RACINE - Nearly three years ago, The Journal Times was dominated by coverage of Adrial White, the man who shot at three people, killing one of them, after he caught them trying to steal a speaker from his fiancee's car.
To some he was a hero, taking a stand against crimes that many complained the police did not take seriously. Others thought his brand of vigilante justice went too far, and that no one deserved a death sentence for trying to take a speaker.
White was sentenced to life in prison in January 2007 after a jury convicted him of first-degree intentional homicide and attempted first-degree intentional homicide for killing Christopher "Eric" Carbajal and wounding Enrico Serra Jr. The third victim, Phillip Jardina, had bullets pass through his clothes, and one may have grazed his side.
Now, White gets another chance to bring his case before a jury.
White's successful appeal was chosen by reporters at The Journal Times as one of the top 10 stories of 2008.
At the trial, White argued that he shot in self-defense. The state's key witness, the medical examiner who performed the autopsy, said Christopher "Eric" Carbajal was shot in the back while he was lying face down on the ground.
White's attorney, Robert D'Arruda, dramatically argued his client's case.
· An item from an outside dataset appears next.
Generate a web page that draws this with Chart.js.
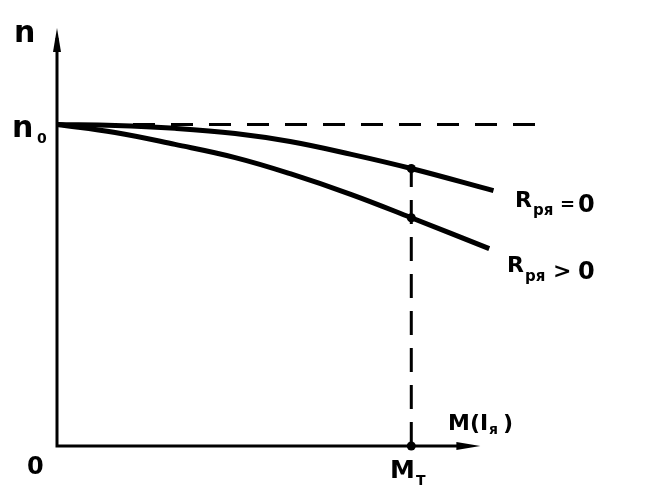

He acted things out, collapsed on the floor and faked cell phone calls from victims.
But, except for White, D'Arruda didn't call anyone to contradict that testimony.
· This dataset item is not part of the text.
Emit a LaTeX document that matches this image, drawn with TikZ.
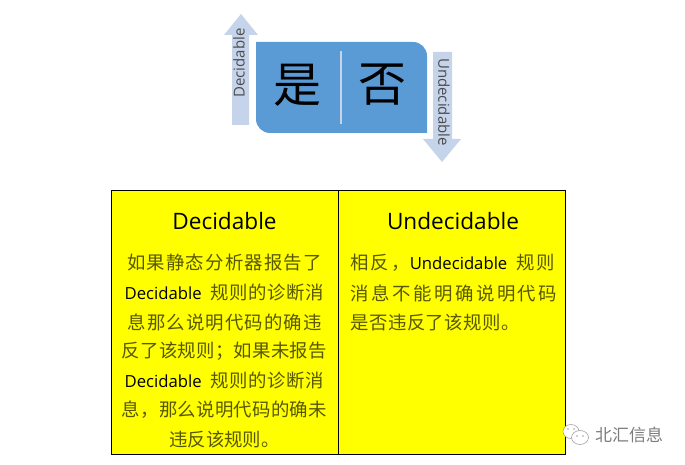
\documentclass[tikz,border=0pt]{standalone}
\usepackage{fontspec}
\setmainfont{Open Sans}
\newfontfamily\cjk{Noto Sans CJK SC}
\definecolor{boxblue}{RGB}{91,155,213}
\definecolor{arrowblue}{RGB}{197,212,235}
\definecolor{cellyellow}{RGB}{255,255,0}
\definecolor{bodyolive}{RGB}{88,88,0}
\definecolor{markgray}{RGB}{125,125,125}
\tikzset{
  cellbox/.style={draw=black,line width=1pt,fill=cellyellow,minimum width=227pt,minimum height=264pt,anchor=north west,inner sep=0pt,outer sep=0pt},
  headtext/.style={font=\fontsize{22.6}{26}\selectfont,text=black,inner sep=0pt},
  bodytext/.style={font=\fontsize{18.4}{22}\selectfont,text=bodyolive,inner sep=0pt},
  bigchar/.style={font=\cjk\fontsize{48}{52}\selectfont,text=black,inner sep=0pt},
  sidetext/.style={font=\fontsize{15}{17}\selectfont,text=black!70,inner sep=0pt},
}
\newcommand{\lat}[1]{{\normalfont\color{black}\fontsize{16.7}{18}\selectfont #1}}
\newcommand{\cjksp}[1]{\cjk\addfontfeature{LetterSpace=#1}}
\begin{document}
\begin{tikzpicture}[x=1pt,y=-1pt]
\useasboundingbox (0,0) rectangle (685,465);
% top shape
\fill[boxblue] (256,42) [rounded corners=14pt] -- (427,42) [sharp corners] -- (427,133) [rounded corners=14pt] -- (256,133) [sharp corners] -- cycle;
\draw[arrowblue,line width=1.2pt] (341,51) -- (341,124);
\node[bigchar] (yes) at (297,85) {是};
\node[bigchar] (no) at (382,85) {否};
% arrows
\fill[arrowblue] (232,125) -- (232,35) -- (224,35) -- (241,14) -- (258,35) -- (249,35) -- (249,125) -- cycle;
\fill[arrowblue] (433,52) -- (452,52) -- (452,139) -- (461,139) -- (442,162) -- (423,139) -- (433,139) -- cycle;
\node[sidetext,rotate=90] (up) at (239,63) {Decidable};
\node[sidetext,rotate=-90] (down) at (444,102) {Undecidable};
% table
\node[cellbox] (left) at (111.5,190.5) {};
\node[cellbox] (right) at (338.5,190.5) {};
\node[headtext] (lefthead) at (224.5,221) {Decidable};
\node[headtext] (righthead) at (453,221) {Undecidable};
\foreach\i/\y/\t in {1/263/{\cjksp{6.5}如果静态分析器报告了},
  2/293/{\lat{Decidable}\hspace{9pt}\cjksp{3.5}规则的诊断消},
  3/322/{\cjksp{6}息那么说明代码的确违},
  4/351/{\cjksp{1.5}反了该规则；如果未报告},
  5/381/{\lat{Decidable}\hspace{9pt}\cjksp{3.5}规则的诊断消},
  6/410/{\cjksp{1.5}息，那么说明代码的确未},
  7/439/{\cjksp{0}违反该规则。}}
{
  \node[bodytext] (l\i) at (224.5,\y) {\t};
}
\foreach\i/\y/\t in {1/263/{\cjksp{12}相反，\lat{Undecidable}\hspace{9pt}\cjksp{10}规则},
  2/293/{\cjksp{14}消息不能明确说明代码},
  3/322/{\cjksp{3}是否违反了该规则。}}
{
  \node[bodytext,anchor=west] (r\i) at (350,\y) {\t};
}
% watermark
\begin{scope}[markgray!70,line width=0.6pt]
  \draw[fill=white] (571,431.5) ellipse (8pt and 7pt);
  \draw[fill=white] (580,437.5) ellipse (8.5pt and 7pt);
  \foreach\x/\y in {568/429,574/429,577/436,583/436}
    \fill (\x,\y) circle (0.9pt);
\end{scope}
\node[font=\cjk\fontsize{17}{20}\selectfont,text=markgray,inner sep=0pt] (mark) at (629,435) {北汇信息};
\end{tikzpicture}
\end{document}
After White's conviction, his family hired new attorneys. Mark Richards and Christy Hall conducted their own investigation into the crime - and into D'Arruda's work as White's attorney. They found example after example of how D'Arruda had allegedly failed and appealed the conviction.
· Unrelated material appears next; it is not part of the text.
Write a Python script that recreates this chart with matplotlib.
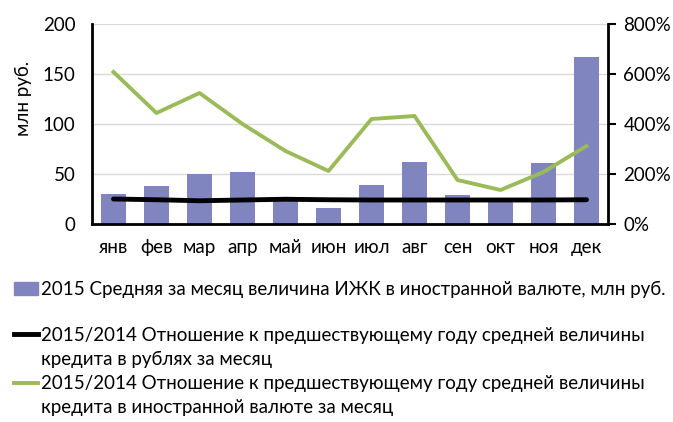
import matplotlib
matplotlib.use("Agg")
import matplotlib.pyplot as plt
from matplotlib.patches import Patch
from matplotlib.lines import Line2D
from matplotlib.ticker import FuncFormatter

plt.rcParams['font.family'] = ['Lato', 'DejaVu Sans']

months = ["янв", "фев", "мар", "апр", "май", "июн", "июл", "авг", "сен", "окт", "ноя", "дек"]
bar_vals = [30, 38, 50, 52, 26, 16, 39, 62, 29, 25, 61, 167]
rub_ratio = [100, 97, 93, 96, 99, 97, 96, 96, 96, 96, 96, 97]
fx_ratio = [608, 444, 524, 400, 292, 212, 420, 432, 176, 136, 208, 312]

bar_label = "2015 Средняя за месяц величина ИЖК в иностранной валюте, млн руб."
rub_label = ["2015/2014 Отношение к предшествующему году средней величины",
             "кредита в рублях за месяц"]
fx_label = ["2015/2014 Отношение к предшествующему году средней величины",
            "кредита в иностранной валюте за месяц"]

bar_color = "#8085BF"
green = "#9BBB59"

fig = plt.figure(figsize=(6.73, 4.22), dpi=100)
W, H = 673, 422
ax = fig.add_axes([92 / W, 1 - 224 / H, (608 - 92) / W, 200 / H])
x = list(range(len(months)))
ax.bar(x, bar_vals, width=0.6, color=bar_color, zorder=2)
ax.set_ylim(0, 200)
ax.set_yticks([0, 50, 100, 150, 200])
ax.set_xlim(-0.5, 11.5)
ax.set_xticks(x)
ax.set_xticklabels(months)
ax.grid(axis='y', color='#D9D9D9', linewidth=1, zorder=0)
ax.set_axisbelow(True)
for s in ['top', 'right']:
    ax.spines[s].set_visible(False)
ax.spines['left'].set_linewidth(2)
ax.spines['bottom'].set_linewidth(2)
ax.tick_params(axis='both', length=0, labelsize=13.5, pad=11)
ax.tick_params(axis='y', pad=12)
ax.set_ylabel("млн руб.", fontsize=13.5)
ax.yaxis.set_label_coords(-0.117, 0.63)

ax2 = ax.twinx()
ax2.plot(x, rub_ratio, color='black', linewidth=3.5, solid_capstyle='round', zorder=3)
ax2.plot(x, fx_ratio, color=green, linewidth=2.8, zorder=3)
ax2.set_ylim(0, 800)
ax2.set_yticks([0, 200, 400, 600, 800])
ax2.yaxis.set_major_formatter(FuncFormatter(lambda v, p: f"{int(v)}%"))
for s in ['top', 'left', 'bottom']:
    ax2.spines[s].set_visible(False)
ax2.spines['right'].set_linewidth(2)
ax2.tick_params(axis='y', length=6, width=1.5, labelsize=13.5, pad=5)

fs = 13.5
h1 = [Patch(color=bar_color)]
fig.legend(h1, [bar_label], loc='upper left', bbox_to_anchor=(14 / W, 1 - 281 / H),
           frameon=False, fontsize=fs, handlelength=1.3, handleheight=0.75, handletextpad=0.15,
           borderpad=0, borderaxespad=0)
blank = Line2D([], [], color='none')
h2 = [Line2D([], [], color='black', linewidth=3.5), blank,
      Line2D([], [], color=green, linewidth=2.8), blank]
labels2 = [rub_label[0], rub_label[1], fx_label[0], fx_label[1]]
fig.legend(h2, labels2, loc='upper left', bbox_to_anchor=(14 / W, 1 - 327 / H),
           frameon=False, fontsize=fs, handlelength=1.3, handletextpad=0.15, labelspacing=0.38,
           borderpad=0, borderaxespad=0)

fig.savefig("out.png", dpi=100)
On Dec. 2, Judge Charles Constantine found D'Arruda constitutionally ineffective and ordered White a new trial.
White will again have a chance to tell his story to jurors. But, he will have new evidence, discovered by Richards and Hall - who have not yet been retained as his trial counsel.
They brought the autopsy findings to an independent forensic pathologist, a man who recently retired as Milwaukee County's medical examiner. Dr. Jeffrey Jentzen has presented an opinion that differs from the state's expert's opinion in one critical respect: Jentzen said while Carbajal was shot in the back, he was not lying down when he was shot.
The state has asked the Wisconsin Office of the Attorney General to look into the possibility of appealing Constantine's decision to grant the new trial.
In the meantime, the two sides are proceeding as if the trial will happen. They are expected to decide on a trial date by early February.